Trying to put sit on a hand signal, as he offers it a lot but doesn't understand any cue for it. I had a problem with him jumping up excessively when I tried in earlier sessions. Today I tried doing a constrast between the hand signals for down (which he gets, because I lured that one) and sit. Saw more understanding.
I started working on fronts since he was sitting in front anyway. Due to me stepping away from him if he was jumping, and his then offering a sit, stepping back while facing him has become a cue for sitting in front. Not bad at all! The jumping is slowly fading away.
He's consistently putting his front two feet on the ceramic tile, so I started luring him to pivot on it with his back feet. I'm not free-shaping this one because he would very quickly get frustrated and stop putting his front feet on it.
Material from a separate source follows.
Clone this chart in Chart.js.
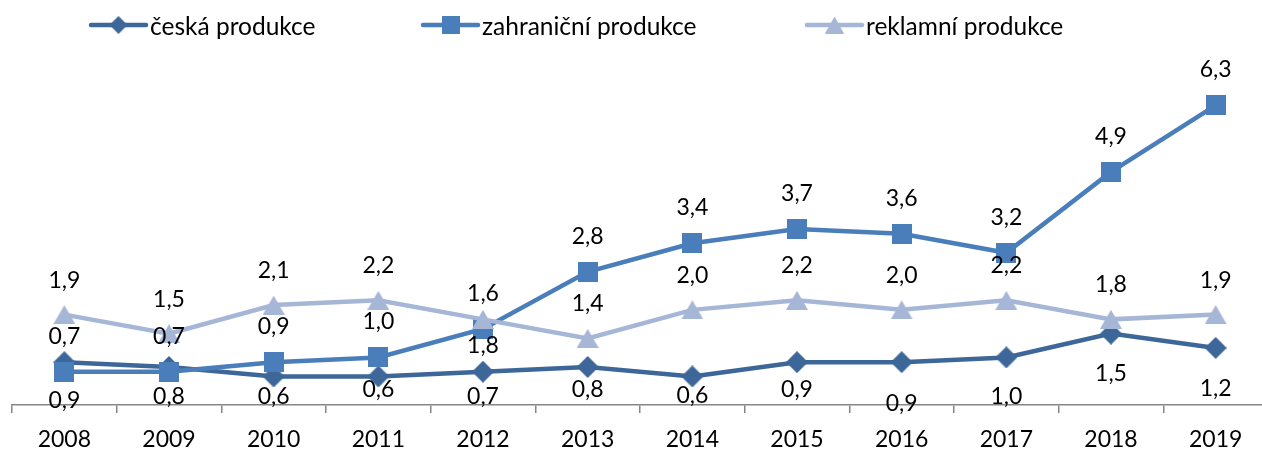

Dumbell: puts his mouth on it about 50% of the time while it's on the ground, 80% while it's held in my hand.
I've also started building focus forward. I put a little bowl with some treats down on the floor, place him down a couple of feet away, and restrain him at the shoulders. When he looks forward at the food, I say "get it!" and let him go. This is mainly agility foundation (it will teach him to focus on obstacles ahead, run forward away from me, and eventually to take obstacles in his path on the way to the food), but it will also help with any other distance behaviors in obedience or freestyle.
Of course we continue to regularly work on tolerating handling.